Bernard Madoff walks back to his apartment in New York
Bernard Madoff walks back to his apartment in New York December 17, 2008. REUTERS

JPMorgan Chase & Co executives were concerned that Bernard Madoff was running a Ponzi scheme, but they silently stood by for years to protect the bank's investments, the trustee for Madoff's investors said.

Irving Picard made the accusation on Thursday in connection with his unsealing of his $6.4 billion complaint against the bank, which was originally filed in December with federal bankruptcy court in Manhattan.

The bank's top executives were warned in blunt terms about speculation that Madoff was running a Ponzi scheme, yet the bank appears to have been concerned only with protecting its own investments in Madoff feeder funds, Deborah Renner, one of Picard's lawyers, said in a statement.

For more than 20 years, JPMorgan was the principal banker for Bernard L. Madoff Investment Securities LLC, which Picard has been liquidating since late 2008.

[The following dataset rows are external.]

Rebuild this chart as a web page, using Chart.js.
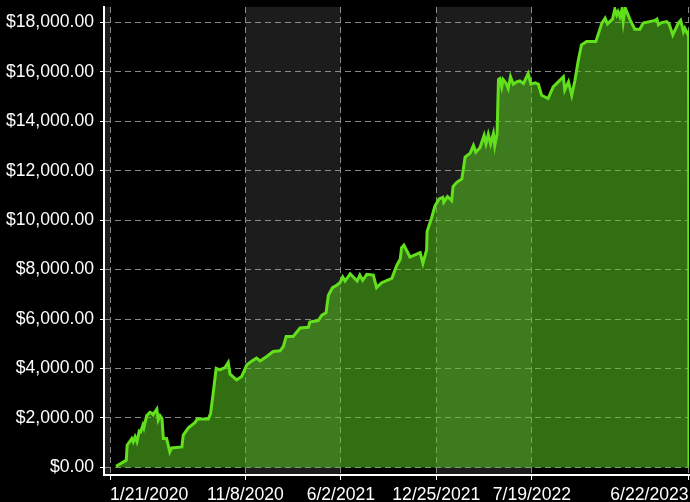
<!DOCTYPE html>
<html>
<head>
<meta charset="utf-8">
<script src="https://cdn.jsdelivr.net/npm/chart.js@4.4.1/dist/chart.umd.min.js"></script>
<style>
  html, body { margin: 0; padding: 0; background: #000; }
  #wrap { width: 690px; height: 502px; }
</style>
</head>
<body>
<div id="wrap"><canvas id="equityChart" width="690" height="502"></canvas></div>
<script>
// Days since 1/21/2020 and account value ($)
const days = [
    13, 35, 37, 47, 50, 54, 58, 63, 66, 71, 73, 79, 86, 90, 93, 97, 101, 104, 108, 112,
    115, 122, 129, 133, 155, 158, 169, 183, 188, 212, 217, 223, 229, 237, 244, 248, 255, 259, 273, 284,
    295, 306, 316, 324, 338, 352, 367, 374, 380, 395, 403, 410, 428, 431, 449, 457, 466, 471, 480, 489,
    496, 502, 507, 518, 533, 539, 545, 554, 568, 575, 586, 608, 618, 626, 629, 634, 647, 669, 675, 683,
    684, 694, 701, 710, 718, 720, 728, 737, 740, 748, 759, 766, 777, 784, 789, 798, 807, 811, 816, 821,
    827, 830, 835, 838, 841, 845, 848, 854, 859, 864, 870, 877, 884, 892, 902, 908, 917, 924, 931, 945,
    956, 978, 981, 989, 996, 1003, 1010, 1017, 1028, 1048, 1061, 1068, 1073, 1084, 1089, 1093, 1096, 1100, 1104, 1107,
    1111, 1122, 1132, 1143, 1150, 1176, 1180, 1183, 1190, 1201, 1206, 1214, 1226, 1231, 1237, 1240, 1245, 1248, 1249
];
const values = [
    50, 290, 900, 1170, 1040, 1240, 1040, 1470, 1440, 1710, 1600, 2090, 2230, 2190, 2130, 2250, 2360, 1920, 2090, 1980,
    1170, 1170, 630, 790, 830, 1310, 1600, 1810, 1960, 1960, 2190, 3070, 4010, 3950, 4010, 4040, 4250, 3770, 3540, 3680,
    4150, 4310, 4420, 4310, 4490, 4690, 4720, 4900, 5300, 5300, 5480, 5640, 5670, 5880, 5940, 6160, 6250, 6960, 7270, 7370,
    7470, 7700, 7540, 7830, 7540, 7780, 7570, 7810, 7780, 7270, 7470, 7650, 8150, 8420, 8890, 8990, 8510, 8690, 8250, 8800,
    9540, 10110, 10580, 10860, 10920, 10720, 10950, 10790, 11360, 11530, 11670, 12550, 12710, 13020, 12750, 12930, 13430, 13090, 13470, 13090,
    13500, 13020, 13500, 15690, 15730, 15390, 15690, 15550, 15320, 15800, 15500, 15590, 15630, 15530, 15930, 15500, 15550, 15500, 15050, 14920,
    15390, 15800, 15260, 15590, 15050, 15660, 16450, 17090, 17220, 17220, 17970, 18170, 17940, 18130, 18530, 18300, 18430, 18230, 18500, 18020,
    18600, 18100, 17720, 17720, 17970, 18080, 18130, 17900, 17990, 18030, 17940, 17490, 17970, 18080, 17620, 17760, 17560, 17620, 0
];

// x ticks (days since 1/21/2020) and their labels
const tickDays = [0, 292, 498, 704, 910, 1248];
const tickLabels = ['1/21/2020', '11/8/2020', '6/2/2021', '12/25/2021', '7/19/2022', '6/22/2023'];
const yTicks = [0, 2000, 4000, 6000, 8000, 10000, 12000, 14000, 16000, 18000];

// shaded periods (days)
const bandStarts = [-13, 292, 704];
const bandEnds = [0, 498, 910];

const bandsPlugin = {
    id: 'bands',
    beforeDraw(chart) {
        const c = chart.ctx;
        const area = chart.chartArea;
        const xs = chart.scales.x;
        c.save();
        c.fillStyle = '#000';
        c.fillRect(0, 0, chart.width, chart.height);
        c.fillStyle = '#1c1c1c';
        for (let i = 0; i < bandStarts.length; i++) {
            const x0 = Math.max(xs.getPixelForValue(bandStarts[i]), area.left);
            const x1 = xs.getPixelForValue(bandEnds[i]);
            c.fillRect(x0, area.top, x1 - x0, area.bottom - area.top);
        }
        c.restore();
    }
};

const tickFont = { family: "'Liberation Sans', Arial, sans-serif", size: 17.6 };

const ctx = document.getElementById('equityChart').getContext('2d');
new Chart(ctx, {
    type: 'line',
    data: {
        datasets: [{
            data: days.map((d, i) => ({ x: d, y: values[i] })),
            borderColor: '#62e01c',
            backgroundColor: 'rgba(91, 200, 33, 0.55)',
            borderWidth: 3,
            fill: 'origin',
            tension: 0,
            pointRadius: 0
        }]
    },
    options: {
        responsive: false,
        animation: false,
        layout: { padding: { top: 7, right: 1, left: 0, bottom: 0 } },
        plugins: {
            legend: { display: false },
            tooltip: { enabled: false }
        },
        scales: {
            x: {
                type: 'linear',
                min: -13,
                max: 1249,
                afterBuildTicks: s => { s.ticks = tickDays.map(v => ({ value: v })); },
                afterFit: s => { s.height = 27; s.paddingLeft = 0; s.paddingRight = 0; },
                grid: {
                    color: 'rgba(150,150,150,0.9)',
                    tickColor: '#ffffff',
                    tickBorderDash: [],
                    tickLength: 5
                },
                border: { color: '#ffffff', width: 2, dash: [6, 4] },
                ticks: {
                    color: '#ffffff',
                    font: tickFont,
                    align: 'inner',
                    maxRotation: 0,
                    autoSkip: false,
                    padding: 5,
                    callback: v => tickLabels[tickDays.indexOf(v)]
                }
            },
            y: {
                min: -305,
                max: 18620,
                afterBuildTicks: s => { s.ticks = yTicks.map(v => ({ value: v })); },
                afterFit: s => { s.width = 104; s.paddingTop = 0; s.paddingBottom = 0; },
                grid: {
                    color: 'rgba(150,150,150,0.9)',
                    tickColor: '#ffffff',
                    tickBorderDash: [],
                    tickLength: 4
                },
                border: { color: '#ffffff', width: 2, dash: [6, 4] },
                ticks: {
                    color: '#ffffff',
                    font: tickFont,
                    padding: 6,
                    callback: v => '$' + v.toLocaleString('en-US', { minimumFractionDigits: 2, maximumFractionDigits: 2 })
                }
            }
        }
    },
    plugins: [bandsPlugin]
});
</script>
</body>
</html>
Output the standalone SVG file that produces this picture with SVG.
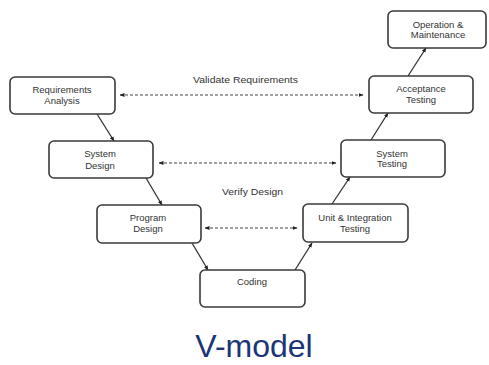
<svg xmlns="http://www.w3.org/2000/svg" width="489" height="365" viewBox="0 0 489 365">
<defs>
<style>
.box{fill:#fff;stroke:#3a3a3a;stroke-width:1.6}
.t{font-family:"Liberation Sans",Arial,sans-serif;font-size:9.5px;fill:#333;text-anchor:middle}
.lbl{font-family:"Liberation Sans",Arial,sans-serif;font-size:9.5px;fill:#333}
.flow{stroke:#333;stroke-width:1.3;fill:none;marker-end:url(#ah)}
.dash{stroke:#444;stroke-width:1.2;fill:none;stroke-dasharray:3 2;marker-start:url(#ahs);marker-end:url(#ah)}
</style>
<marker id="ah" viewBox="0 0 10 10" refX="9" refY="5" markerWidth="5" markerHeight="5" markerUnits="userSpaceOnUse" orient="auto"><path d="M0,1 L10,5 L0,9 z" fill="#222"/></marker>
<marker id="ahs" viewBox="0 0 10 10" refX="1" refY="5" markerWidth="5" markerHeight="5" markerUnits="userSpaceOnUse" orient="auto"><path d="M10,1 L0,5 L10,9 z" fill="#222"/></marker>
</defs>
<rect width="489" height="365" fill="#fff"/>
<g id="connectors">
<line class="flow" x1="97" y1="114" x2="114" y2="141"/>
<line class="flow" x1="146" y1="178" x2="162" y2="205"/>
<line class="flow" x1="192" y1="243" x2="208" y2="270"/>
<line class="flow" x1="295" y1="270" x2="312" y2="243"/>
<line class="flow" x1="332" y1="204" x2="350" y2="177"/>
<line class="flow" x1="371" y1="140" x2="388" y2="113"/>
<line class="flow" x1="408" y1="76" x2="426" y2="48"/>
<line class="dash" x1="120" y1="95" x2="363" y2="95"/>
<line class="dash" x1="159" y1="163" x2="336" y2="163"/>
<line class="dash" x1="205" y1="228" x2="297" y2="228"/>
<text class="lbl" x="193" y="82.5" textLength="105" lengthAdjust="spacingAndGlyphs">Validate Requirements</text>
<text class="lbl" x="222" y="194.5" textLength="61" lengthAdjust="spacingAndGlyphs">Verify Design</text>
</g>
<g id="req">
<rect class="box" x="10" y="77" width="105" height="37" rx="5"/>
<text class="t" x="62" y="92.5">Requirements</text>
<text class="t" x="62" y="103.5">Analysis</text>
</g>
<g id="sysdesign">
<rect class="box" x="49" y="141" width="104" height="37" rx="5"/>
<text class="t" x="100" y="157">System</text>
<text class="t" x="100" y="168.5">Design</text>
</g>
<g id="progdesign">
<rect class="box" x="97" y="205" width="104" height="38" rx="5"/>
<text class="t" x="148" y="220.5">Program</text>
<text class="t" x="148" y="232">Design</text>
</g>
<g id="coding">
<rect class="box" x="200" y="270" width="105" height="37" rx="5"/>
<text class="t" x="252" y="284.5">Coding</text>
</g>
<g id="unit">
<rect class="box" x="303" y="204" width="105" height="38" rx="5"/>
<text class="t" x="355" y="220.5">Unit &amp; Integration</text>
<text class="t" x="355" y="231.5">Testing</text>
</g>
<g id="systest">
<rect class="box" x="341" y="140" width="104" height="37" rx="5"/>
<text class="t" x="392" y="156.5">System</text>
<text class="t" x="392" y="167">Testing</text>
</g>
<g id="accept">
<rect class="box" x="369" y="76" width="104" height="37" rx="5"/>
<text class="t" x="421" y="91.5">Acceptance</text>
<text class="t" x="421" y="102.5">Testing</text>
</g>
<g id="ops">
<rect class="box" x="388" y="11" width="98" height="37" rx="5"/>
<text class="t" x="438" y="27.5">Operation &amp;</text>
<text class="t" x="438" y="38">Maintenance</text>
</g>
<text x="254" y="357" font-family="'Liberation Sans',Arial,sans-serif" font-size="32" fill="#1c3578" text-anchor="middle">V-model</text>
</svg>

Renner said the bank had a palpable concern that Madoff was a fraud for years, but did not report him to government officials until October 2008, shortly before Madoff's firm collapsed on December 11 that year.

JPMorgan spokeswoman Jennifer Zuccarelli said in an emailed statement that the bank would defend itself against the lawsuit, which it said distorts the facts and law.

Contrary to the trustee's allegations, JPMorgan did not know about or in any way become a party to the fraud orchestrated by Bernard Madoff, she said.

Madoff's firm was not an important or significant customer in the context of JPMorgan's commercial banking business, and the revenues earned from Madoff's bank account were modest and entirely consistent with conventional market rates and fees.

Picard has recovered roughly $10 billion from various parties to repay former Madoff clients whom he considers victims of Madoff's estimated $65 billion Ponzi scheme.

He has filed more than $50 billion of lawsuits against various businesses and individuals, including HSBC Holdings Plc and UBS AG .

Madoff admitted in his March 2009 guilty plea that the essence of his scheme was to deposit client money into a Chase account, rather than invest it and generate returns as clients had believed.

Picard is seeking to recover from JPMorgan nearly $1 billion in fees and profits, plus $5.4 billion in damages. He released an edited version of his complaint on Thursday after both parties agreed what could be made public.

Madoff is serving a 150-year sentence in a North Carolina federal prison.

JPMorgan shares were down 11 cents at $45.34 in afternoon trading on the New York Stock Exchange.

The case is Picard v. JPMorgan Chase & Co et al, U.S. Bankruptcy Court, Southern District of New York, No. 10-ap-04932.